What is the main difference between BIM and CAD?+

CAD draws geometry — lines and arcs that represent a building visually but carry no inherent information. BIM builds an information-rich 3D model from intelligent objects that know their properties and relationships, so geometry is only one part. In short: CAD draws a building; BIM models a building as data plus geometry.

How is a CAD block different from a BIM object?+

A CAD block is reusable geometry that represents an object visually at a scale, perhaps with a text attribute or two. A BIM object (a Revit 'family') is parametric and data-rich — it behaves like the real component, hosts itself, cuts openings, carries properties like fire rating and material, and reports into schedules automatically. Representation versus behaviour and data.

Is BIM replacing CAD entirely?+

For large multi-discipline building projects, BIM has largely become the standard, but CAD is far from dead. Detailing, fabrication, small projects, diagrams and non-building design remain CAD-native, BIM tools still produce 2D drawings, and DWG/DXF are embedded everywhere.
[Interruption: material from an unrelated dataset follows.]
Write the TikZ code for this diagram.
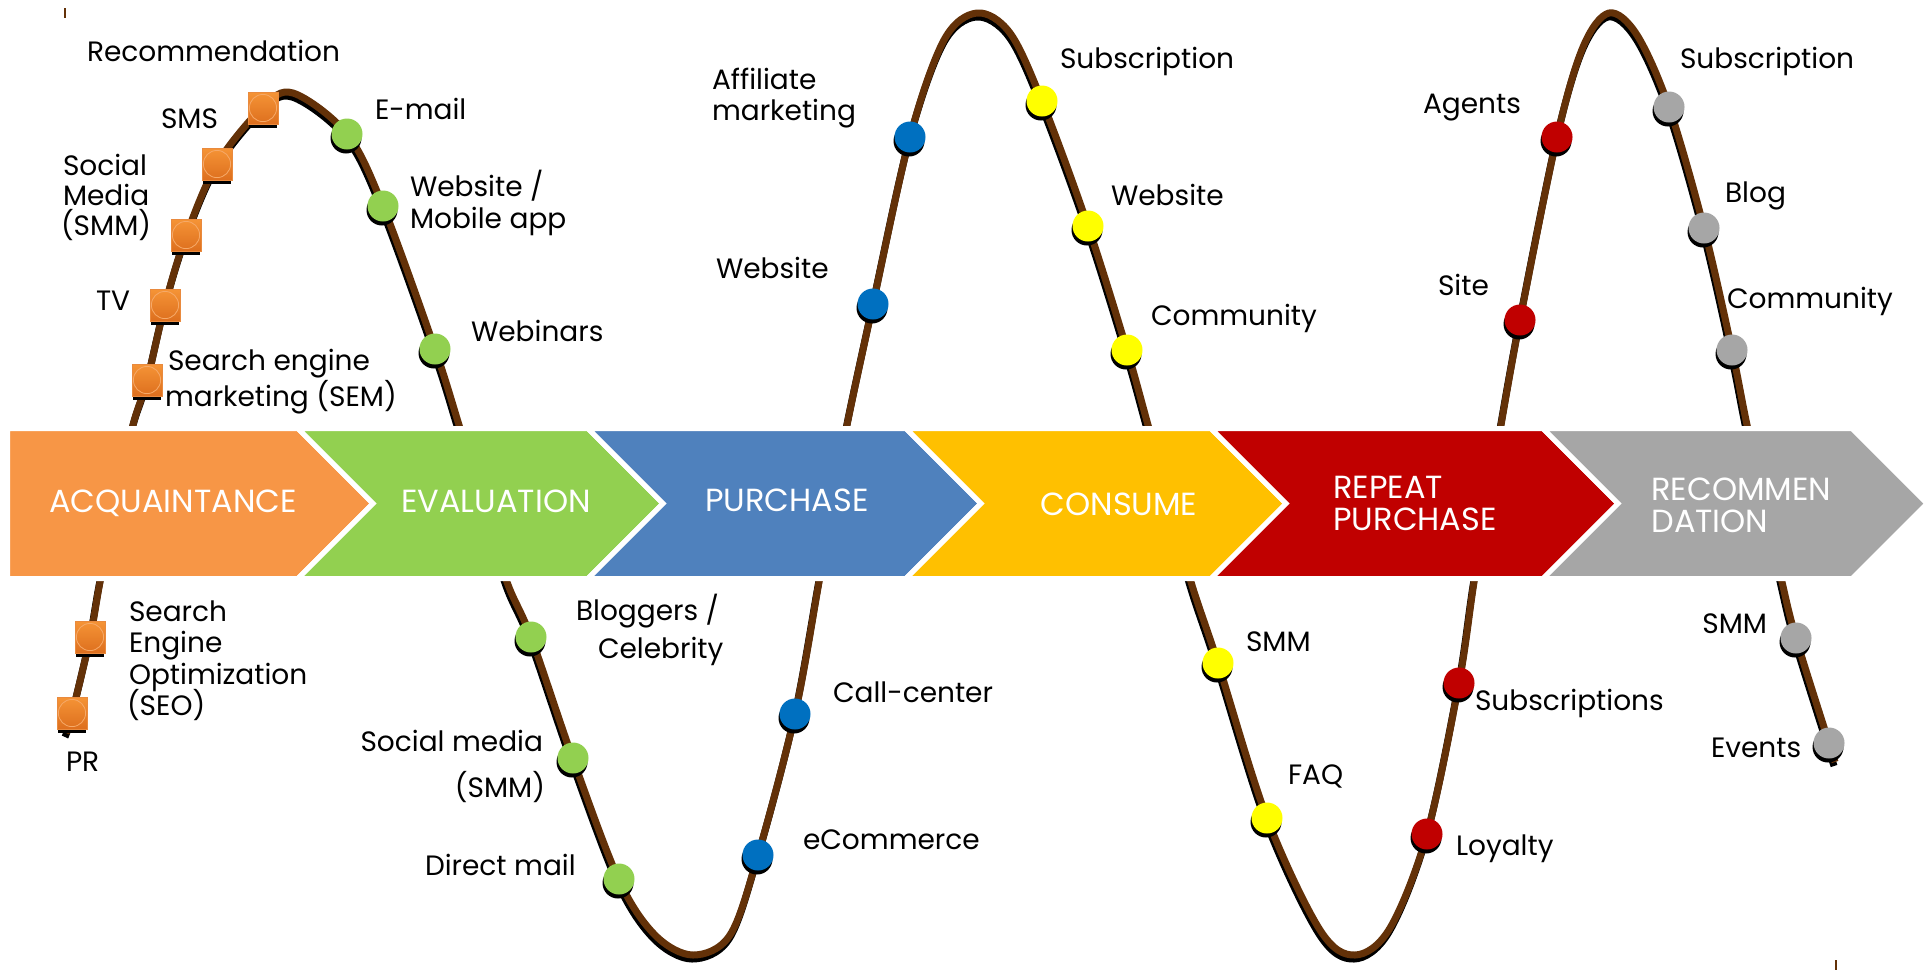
\documentclass[tikz,border=0pt]{standalone}
\usepackage{fontspec}
\setmainfont{Poppins}

\definecolor{acqcol}{HTML}{F79646}
\definecolor{evacol}{HTML}{92D050}
\definecolor{purcol}{HTML}{4F81BD}
\definecolor{concol}{HTML}{FFC000}
\definecolor{repcol}{HTML}{C00000}
\definecolor{reccol}{HTML}{A6A6A6}
\definecolor{wavecol}{HTML}{633108}
\definecolor{dotgreen}{HTML}{92D050}
\definecolor{dotblue}{HTML}{0070C0}
\definecolor{dotyellow}{HTML}{FFFF00}
\definecolor{dotred}{HTML}{C00000}
\definecolor{dotgray}{HTML}{A6A6A6}
\definecolor{sqtop}{HTML}{F59436}
\definecolor{sqbot}{HTML}{DD6F1E}
\definecolor{sqedge}{HTML}{E98A3E}
\definecolor{sqring}{HTML}{F6A968}

\newcommand{\lblfont}{\fontsize{14}{16}\selectfont}
\newcommand{\stagefont}{\fontsize{16}{18}\selectfont}

% round touch point with its drop shadow
\newcommand{\tpdot}[4]{%
  \node[markshadow] at (#2,#3) {};
  \node[markdot, fill=#4] (#1) at (#2,#3) {};}
% square touch point with its drop shadow
\newcommand{\tpsq}[3]{%
  \node[sqshadow] at (#2,#3) {};
  \node[sqmark] (#1) at (#2,#3) {};
  \draw[draw=sqring, line width=0.4pt] (#1.center) circle (6.8pt);}
% text label
\newcommand{\tplbl}[5]{\node[lbl, anchor=#4] (#1) at (#2,#3) {#5};}

\begin{document}
\begin{tikzpicture}[x=0.5pt, y=-0.5pt,
  lbl/.style={inner sep=0pt, outer sep=0pt, font=\lblfont, text=black},
  stagelbl/.style={inner sep=0pt, font=\stagefont, text=white},
  stageshape/.style={draw=white, line width=2.5pt, line join=miter},
  markshadow/.style={circle, fill=black, minimum size=15.5pt, inner sep=0pt, xshift=-0.5pt, yshift=-2pt},
  markdot/.style={circle, minimum size=15.5pt, inner sep=0pt},
  sqshadow/.style={rectangle, fill=black, minimum width=14pt, minimum height=16pt, inner sep=0pt, yshift=-2pt},
  sqmark/.style={rectangle, minimum width=15pt, minimum height=16pt, inner sep=0pt, top color=sqtop, bottom color=sqbot, draw=sqedge, line width=0.3pt}]

\useasboundingbox (0,0) rectangle (1930,970);
\fill[white] (0,0) rectangle (1930,970);

% small corner ticks
\draw[wavecol, line width=0.6pt] (65,8) -- (65,18);
\draw[wavecol, line width=0.6pt] (1836,960) -- (1836,970);

% the journey wave: black shadow first, then the brown line
\foreach \dx/\dy/\col in {-1/4/black, 0/0/wavecol}{
\draw[\col, line width=3.5pt, line cap=butt, line join=round, shift={(\dx,\dy)}]
  plot[smooth, tension=0.55] coordinates {
  (66,733) (72,714) (90,638) (100,582) (116,503) (133,425) (147,381) (165,305)
  (186,236) (217,164) (262,108) (293,93) (347,134) (383,206) (435,349) (459,425)
  (483,503) (507,582) (531,637) (573,759) (619,880) (655,935) (693,955) (730,935)
  (758,855) (795,714) (819,582) (833,503) (847,425) (873,304) (910,137) (944,40)
  (977,13) (1010,33) (1042,101) (1088,226) (1127,350) (1148,425) (1170,503)
  (1191,582) (1218,663) (1267,818) (1320,930) (1355,955) (1390,928) (1427,834)
  (1459,683) (1474,582) (1488,503) (1501,425) (1520,320) (1557,137) (1583,47)
  (1609,13) (1637,35) (1669,107) (1704,228) (1732,350) (1747,425) (1765,503)
  (1782,582) (1796,638) (1829,743) (1835,762)};
}

% stage chevrons
\filldraw[stageshape, fill=acqcol] (7.5,428.5) -- (298,428.5) -- (373,503.5) -- (298,578.5) -- (7.5,578.5) -- cycle;
\filldraw[stageshape, fill=evacol] (298,428.5) -- (588,428.5) -- (663,503.5) -- (588,578.5) -- (298,578.5) -- (373,503.5) -- cycle;
\filldraw[stageshape, fill=purcol] (588,428.5) -- (906,428.5) -- (981,503.5) -- (906,578.5) -- (588,578.5) -- (663,503.5) -- cycle;
\filldraw[stageshape, fill=concol] (906,428.5) -- (1211,428.5) -- (1286,503.5) -- (1211,578.5) -- (906,578.5) -- (981,503.5) -- cycle;
\filldraw[stageshape, fill=repcol] (1211,428.5) -- (1543,428.5) -- (1618,503.5) -- (1543,578.5) -- (1211,578.5) -- (1286,503.5) -- cycle;
\filldraw[stageshape, fill=reccol] (1543,428.5) -- (1852,428.5) -- (1927,503.5) -- (1852,578.5) -- (1543,578.5) -- (1618,503.5) -- cycle;

\node[stagelbl, anchor=base] (acq) at (173,512) {ACQUAINTANCE};
\node[stagelbl, anchor=base] (eva) at (496,512) {EVALUATION};
\node[stagelbl, anchor=base] (pur) at (787,511) {PURCHASE};
\node[stagelbl, anchor=base] (con) at (1119,515) {CONSUME};
\node[stagelbl, anchor=base west] (rep1) at (1333,498) {REPEAT};
\node[stagelbl, anchor=base west] (rep2) at (1333,530) {PURCHASE};
\node[stagelbl, anchor=base west] (rec1) at (1651,500) {RECOMMEN};
\node[stagelbl, anchor=base west] (rec2) at (1651,532) {DATION};

% acquaintance touch points
\tpsq{sqa}{263}{108}
\tpsq{sqb}{217}{164}
\tpsq{sqc}{186}{235}
\tpsq{sqd}{165}{305}
\tpsq{sqe}{147}{380}
\tpsq{sqf}{90}{637}
\tpsq{sqg}{72}{713}

% evaluation touch points
\tpdot{ga}{347}{134}{dotgreen}
\tpdot{gb}{383}{206}{dotgreen}
\tpdot{gc}{435}{349}{dotgreen}
\tpdot{gd}{531}{637}{dotgreen}
\tpdot{ge}{573}{758}{dotgreen}
\tpdot{gf}{619}{879}{dotgreen}

% purchase touch points
\tpdot{ba}{758}{855}{dotblue}
\tpdot{bb}{795}{714}{dotblue}
\tpdot{bc}{873}{304}{dotblue}
\tpdot{bd}{910}{137}{dotblue}

% consume touch points
\tpdot{ya}{1042}{101}{dotyellow}
\tpdot{yb}{1088}{226}{dotyellow}
\tpdot{yc}{1127}{350}{dotyellow}
\tpdot{yd}{1218}{663}{dotyellow}
\tpdot{ye}{1267}{818}{dotyellow}

% repeat purchase touch points
\tpdot{ra}{1427}{834}{dotred}
\tpdot{rb}{1459}{683}{dotred}
\tpdot{rc}{1520}{320}{dotred}
\tpdot{rd}{1557}{137}{dotred}

% recommendation touch points
\tpdot{ka}{1669}{107}{dotgray}
\tpdot{kb}{1704}{228}{dotgray}
\tpdot{kc}{1732}{350}{dotgray}
\tpdot{kd}{1796}{638}{dotgray}
\tpdot{ke}{1829}{743}{dotgray}

% labels
\tplbl{l1}{87}{61}{base west}{Recommendation}
\tplbl{l2}{161}{128}{base west}{SMS}
\tplbl{l3a}{63}{175}{base west}{Social}
\tplbl{l3b}{63}{205}{base west}{Media}
\tplbl{l3c}{61}{235}{base west}{(SMM)}
\tplbl{l4}{96}{310}{base west}{TV}
\tplbl{l5a}{168}{370}{base west}{Search engine}
\tplbl{l5b}{165}{406}{base west}{marketing (SEM)}
\tplbl{l6}{375}{119}{base west}{E-mail}
\tplbl{l7a}{410}{196}{base west}{Website /}
\tplbl{l7b}{410}{228}{base west}{Mobile app}
\tplbl{l8}{471}{341}{base west}{Webinars}
\tplbl{l9a}{129}{621}{base west}{Search}
\tplbl{l9b}{129}{652}{base west}{Engine}
\tplbl{l9c}{129}{684}{base west}{Optimization}
\tplbl{l9d}{127}{715}{base west}{(SEO)}
\tplbl{l10}{66}{771}{base west}{PR}
\tplbl{l11a}{576}{620}{base west}{Bloggers /}
\tplbl{l11b}{598}{658}{base west}{Celebrity}
\tplbl{l12a}{543}{751}{base east}{Social media}
\tplbl{l12b}{545}{797}{base east}{(SMM)}
\tplbl{l13}{425}{875}{base west}{Direct mail}
\tplbl{l14}{833}{702}{base west}{Call-center}
\tplbl{l15}{803}{849}{base west}{eCommerce}
\tplbl{l16a}{712}{89}{base west}{Affiliate}
\tplbl{l16b}{712}{120}{base west}{marketing}
\tplbl{l17}{716}{278}{base west}{Website}
\tplbl{l18}{1060}{68}{base west}{Subscription}
\tplbl{l19}{1111}{205}{base west}{Website}
\tplbl{l20}{1151}{325}{base west}{Community}
\tplbl{l21}{1246}{651}{base west}{SMM}
\tplbl{l22}{1288}{784}{base west}{FAQ}
\tplbl{l23}{1475}{710}{base west}{Subscriptions}
\tplbl{l24}{1456}{855}{base west}{Loyalty}
\tplbl{l25}{1423}{113}{base west}{Agents}
\tplbl{l26}{1438}{295}{base west}{Site}
\tplbl{l27}{1680}{68}{base west}{Subscription}
\tplbl{l28}{1725}{202}{base west}{Blog}
\tplbl{l29}{1727}{308}{base west}{Community}
\tplbl{l30}{1767}{633}{base east}{SMM}
\tplbl{l31}{1711}{757}{base west}{Events}

\end{tikzpicture}
\end{document}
The reality is coexistence — many offices use both for different jobs.

When should I use CAD instead of BIM?+

Use CAD for precise 2D drawings and details, quick concept layouts, fabrication drawings (DXF to laser/CNC), diagrams and presentation graphics, and any project small enough that a full information model isn't justified. Wherever the deliverable is just drawings rather than a managed model, CAD is fast, universal and appropriate.

Can I use CAD blocks in a BIM project?+

Yes. DWG files flow into and out of BIM environments constantly — a CAD block can be linked or imported into a Revit model, and BIM views export to DWG. Even on BIM-led projects, CAD blocks and 2D DWG detailing remain part of the workflow, so the two formats coexist rather than excluding each other.